The young adult adaptation of Chasten Buttigieg’s 2020 New York Times bestselling memoir, “I Have Something to Tell You,” debuted Tuesday, but the husband of Transportation Secretary Pete Buttigieg is worried the book — about growing up gay in a small Midwestern town — won’t “get into the hands of the people that need it most.”
“I’m a dad and I taught middle school, so I wrote a completely age-appropriate book,” the 33-year-old said in an interview with MSNBC’s Stephanie Ruhle. “So, if it’s banned, it’s just politics.”
His fear comes amid record instances of book censorship in the United States and state efforts to ban lessons about LGBTQ issues in the classroom.
In its latest annual book censorship report, the American Library Association documented 1,269 challenges to more than 2,500 books last year, the highest number of attempted book bans since it began tracking such efforts in 2001. Of the 13 books that made the association’s list of most challenged books last year, seven titles — including three of the top four — were challenged for having LGBTQ content, it found.
Buttigieg, who grew up in Traverse City, Michigan, said his young adult memoir is the book he wishes he had when he was a student.
“When I was growing up in northern Michigan, at the time, I thought I was the only gay person in the world. I thought something was wrong with me,” he said.
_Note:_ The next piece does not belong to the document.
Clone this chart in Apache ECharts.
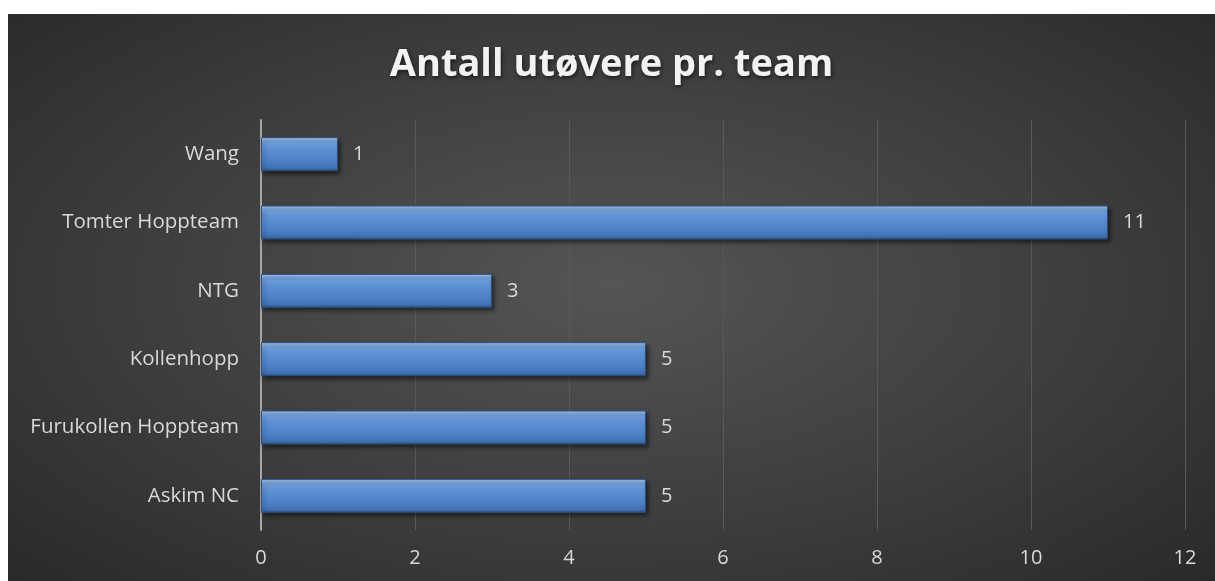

Buttigieg said it’s “a little bit of both” when asked if he thinks it’s easier or more difficult to come out now — in a political environment that has spawned hundreds of anti-LGBTQ bills in statehouses across the U.S. — than it was when he came out.
“I remember growing up and everyone kept saying, ‘It gets better, it gets better,’ and it did in some ways,” he said, citing his ability to get married and become a dad. “But because it was getting better, I think some people are now focused on making it worse.”
Buttigieg said the current political environment means it’s time for “active allyship,” and he encouraged LGBTQ allies to “get off the couch and find a way to use your positions of power or privilege or money or time to help.”
“Helping can look like a myriad of things for everyone, but ask yourself: Have I earned the title of ally? Or have I just given it to myself?” he said.
When asked what story or anecdote in his young adult memoir would have had the biggest impact on him as an eighth grader, Buttigieg said he would have “benefited from a 10-second conversation with my parents when I was younger.”
“What if they sat me down and said, ‘We just want you to know that you are loved, no matter what, unconditionally. If you’re gay, straight, no matter what, you will always have a roof over your head and you will always have two parents who love you.’ Imagine if I could have heard that, and then poured myself into everything else that young people should be paying attention to: sports, academics. But for 18 years, I hated myself because I was convinced that my parents would hate me and then I would lose everything.”
He added that the No. 1 thing he wants young people to take away from his memoir is: “There is goodness out here in this world. People do love you. People are fighting for you.”